The New Evaluation Landscape

NALP's 2025 Summer Program Survey documents striking changes:

- 65% of firms increased summer event budgets (average 28% increase)
- 83% of hiring committees now weigh "social fit" equally with work product
- 12% of candidates decline offers due to event-related anxiety

The shift reflects deeper changes in hiring philosophy. "We used to care about writing samples," admits a V50 hiring partner. "Now we're looking for people who can captivate a dinner table and sink a three-foot putt while discussing the Fed's rate policy."

Decoding Social Vetting

Through anonymous interviews with 14 hiring partners across top firms, patterns emerge in how social interactions are weaponized:

Dinner events have become particularly revealing. As one DC office head explains, "The wine list test separates future rainmakers from service partners." Candidates who select overly expensive bottles signal poor judgment, while those who choose too conservatively may lack client development potential.

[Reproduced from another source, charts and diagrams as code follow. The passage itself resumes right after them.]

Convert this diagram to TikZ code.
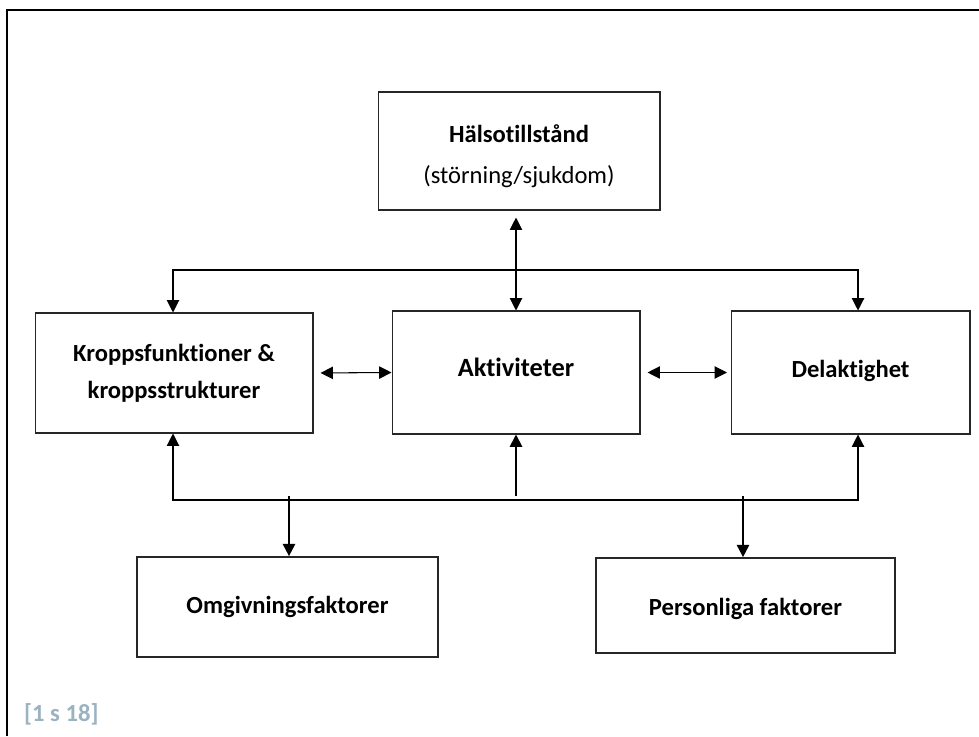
\documentclass[tikz,border=0pt]{standalone}
\usepackage{fontspec}
\setmainfont{Carlito}[Ligatures=NoCommon]
\usetikzlibrary{arrows.meta}
\definecolor{srcgray}{RGB}{155,178,192}

\begin{document}
\begin{tikzpicture}[x=0.02cm,y=-0.02cm,>={Triangle[length=7pt,width=7pt]},
  box/.style={draw=black!85,line width=0.6pt,align=center,font=\fontsize{14}{19}\selectfont\bfseries},
  lowbox/.style={box,line width=1pt},
  thin/.style={line width=0.6pt},
  bold/.style={line width=1.1pt}]
  \useasboundingbox (0,0) rectangle (979,736);
  \draw[line width=1.5pt] (7,736) -- (7,10) -- (979,10);
  % boxes
  \node[box,font=\fontsize{14}{23}\selectfont,minimum width=5.64cm,minimum height=2.36cm] (halsa) at (519,151)
    {\rule{0pt}{16pt}\textbf{H\"alsotillst\r{a}nd}\\(st\"orning/sjukdom)};
  \node[box,minimum width=5.56cm,minimum height=2.4cm] (kropp) at (174,373)
    {Kroppsfunktioner \&\\[2pt]kroppsstrukturer};
  \node[box,font=\fontsize{15}{19}\selectfont\bfseries,text height=8.5pt,text depth=4pt,
    minimum width=4.96cm,minimum height=2.46cm] (akt) at (516,372.5) {Aktiviteter};
  \node[box,text height=9pt,text depth=2.8pt,minimum width=4.78cm,minimum height=2.46cm] (del) at (850.5,372.5) {Delaktighet};
  \node[lowbox,minimum width=6.02cm,minimum height=2cm] (omg) at (287.5,607) {Omgivningsfaktorer};
  \node[lowbox,text height=13pt,text depth=1.2pt,minimum width=5.98cm,minimum height=1.9cm] (pers) at (745.5,605.5) {Personliga faktorer};
  % bus ends
  \coordinate (tl) at (173,270);
  \coordinate (tr) at (858,270);
  \coordinate (bl) at (173,500);
  \coordinate (br) at (858,500);
  \coordinate (bm) at (516,496);
  \coordinate (bo) at (289,496);
  \coordinate (bp) at (743,496);
  % connectors
  \draw[thin,<->] (tl |- kropp.north) -- (tl) -- (tr) -- (tr |- del.north);
  \draw[thin,<->,shorten <=4pt] (akt.north |- halsa.south) -- (akt.north);
  \draw[thin,<->,shorten <=4pt] (kropp.east) -- (akt.west);
  \draw[thin,<->,shorten <=4pt,shorten >=2pt] (akt.east) -- (del.west);
  \draw[thin,<->] (bl |- kropp.south) -- (bl) -- (br) -- (br |- del.south);
  \draw[bold,->] (bm) -- (akt.south);
  \draw[bold,->] (bo) -- (bo |- omg.north);
  \draw[bold,->] (bp) -- (bp |- pers.north);
  \node[anchor=west,text=srcgray,font=\fontsize{14}{17}\selectfont\bfseries] (src) at (18,714) {[1 s 18]};
\end{tikzpicture}
\end{document}
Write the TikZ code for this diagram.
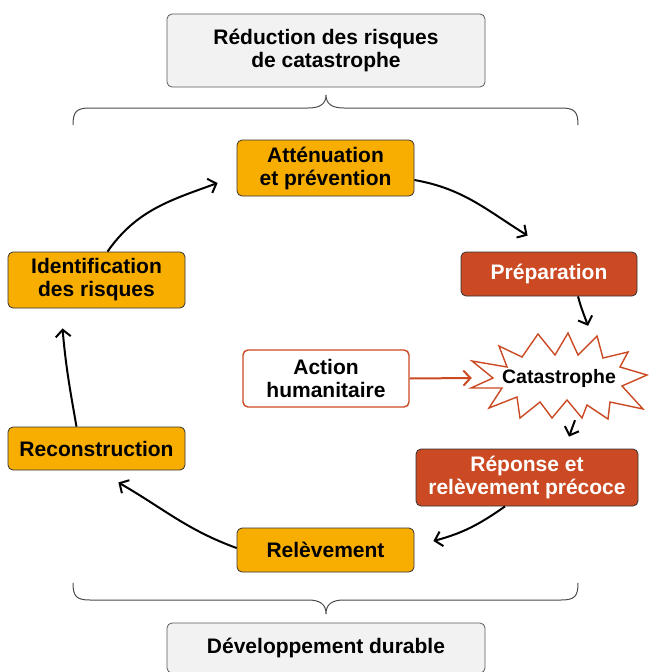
\documentclass[tikz,border=0pt]{standalone}
\usepackage{fontspec}
\setmainfont{Liberation Sans}
\usetikzlibrary{arrows.meta,calc}
\definecolor{orng}{HTML}{F8AE00}
\definecolor{rd}{HTML}{CB4A23}
\definecolor{gbox}{HTML}{F2F2F2}
\begin{document}
\begin{tikzpicture}[x=1pt,y=1pt,
 every node/.style={font=\fontsize{21}{23}\selectfont\bfseries, align=center, inner sep=0pt},
 box/.style={rounded corners=5pt, draw=black!80, line width=0.8pt},
 obox/.style={box, fill=orng, minimum width=177pt},
 rbox/.style={box, fill=rd, text=white},
 gbx/.style={box, fill=gbox, draw=black!65},
 arr/.style={-{Straight Barb[length=7pt,width=15pt]}, line width=2pt},
 brace/.style={draw=black!70, line width=1pt}]
\useasboundingbox (0,0) rectangle (648,-672);
% boxes
\node[gbx, minimum width=318pt, minimum height=73pt] (rdc) at (326,-50.5) {Réduction des risques\\de catastrophe};
\node[gbx, minimum width=318pt, minimum height=50pt] (dev) at (326,-648) {Développement durable};
\node[obox, minimum height=56pt] (aten) at (325.5,-168) {Atténuation\\et prévention};
\node[rbox, minimum width=176pt, minimum height=44pt] (prep) at (549,-274) {Préparation};
\node[box, draw=rd, line width=1.4pt, fill=white, minimum width=166pt, minimum height=57pt] (act) at (326,-378.5) {Action\\humanitaire};
\node[rbox, minimum width=222pt, minimum height=57pt] (rep) at (527,-477.5) {Réponse et\\relèvement précoce};
\node[obox, minimum height=44pt] (relev) at (325.5,-550) {Relèvement};
\node[obox, minimum height=43pt] (recon) at (96.5,-448.5) {Reconstruction};
\node[obox, minimum height=56pt] (ident) at (96.5,-280) {Identification\\des risques};
% starburst
\draw[draw=rd, line width=1.4pt, fill=white, line join=miter]
 (538,-334) -- (555,-355) -- (568,-333) -- (578,-355) -- (597,-336) -- (603,-358)
 -- (628,-352) -- (620,-367) -- (647,-375) -- (622,-386) -- (643,-409) -- (610,-402)
 -- (608,-419) -- (587,-405) -- (582,-418) -- (567,-400) -- (552,-418) -- (540,-402)
 -- (520,-418) -- (517,-397) -- (489,-408) -- (502,-388) -- (471,-388) -- (493,-378)
 -- (472,-361) -- (507,-367) -- (499,-346) -- (522,-357) -- cycle;
\node[minimum width=176pt, minimum height=84pt, font=\fontsize{19.5}{22}\selectfont\bfseries] (cat) at (559,-378) {Catastrophe};
% braces
\draw[brace] (73,-125) .. controls (73,-112) and (76,-108) .. (90,-108) -- (308,-108)
 .. controls (320,-108) and (326,-104) .. (326,-95)
 .. controls (326,-104) and (332,-108) .. (344,-108) -- (561,-108)
 .. controls (575,-108) and (578,-112) .. (578,-125);
\draw[brace] (73,-583) .. controls (73,-596) and (76,-600) .. (90,-600) -- (308,-600)
 .. controls (320,-600) and (326,-604) .. (326,-614)
 .. controls (326,-604) and (332,-600) .. (344,-600) -- (561,-600)
 .. controls (575,-600) and (578,-596) .. (578,-583);
% connectors
\draw[arr] ([xshift=11pt]ident.north) to[out=55,in=200] ($(aten.west)+(-19,-15)$);
\draw[arr] ([yshift=-12pt]aten.east) to[out=-10,in=148] ($(prep.north west)+(67,16)$);
\draw[arr] ([xshift=29pt]prep.south) to[out=-75,in=110] ($(cat.north)+(29,10)$);
\draw[arr] ([xshift=16pt]cat.south) -- ($(rep.north)+(42,12)$);
\draw[arr] ([xshift=-22pt]rep.south) to[out=215,in=15] ($(relev.east)+(19,9)$);
\draw[arr] ([yshift=2pt]relev.west) to[out=160,in=-30] ($(recon.east)+(-67,-34)$);
\draw[arr] ([xshift=-20pt]recon.north) to[out=100,in=-85] ($(ident.south)+(-34,-20)$);
\draw[arr, draw=rd] (act.east) -- ($(cat.west)+(1,0)$);
\end{tikzpicture}
\end{document}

More elaborate assessments are becoming common. At one firm's bowling night—described in detail by three participants—evaluators:

- Deliberately miscalculated scores to test grace under pressure
- Assigned lane partners to assess team dynamics
- Noted who offered to help reset pins versus who retreated to the bar

The Diversity Toll

First-generation students face disproportionate challenges. LSAT's 2025 Law Student Experience Survey found:

- 78% spend 3+ hours researching etiquette before events
- 47% feel excluded by country club activities
- 32% report being mocked for unfamiliarity with golf/luxury dining

The financial burden compounds these issues. "I spent $1,200 on interview attire and Uber receipts last summer," shares a Howard Law graduate now at a civil rights nonprofit. "The system favors those who grew up knowing which fork to use."

Survival Strategies

For current summer associates, experts recommend multi-layered preparation:

Research should extend beyond firm websites. Platforms like LinkedIn and Chambers Associate provide crucial intelligence about attendees' interests and pet peeves. One successful candidate credits studying a partner's sailing blog for sparking a conversation that led to an offer.

During team activities, the key is demonstrating leadership without dominance. Associates who quietly help struggling colleagues while contributing strategically tend to score highest in internal evaluations.

Boundary-setting remains essential. NALP data shows the phrase "I don't drink but would love a ginger ale" succeeds in 92% of drink order interactions without negative consequences.

As the programs grow more intensive—some now include weekend retreats and "stress test" scenarios—the profession faces difficult questions about what traits truly predict legal excellence.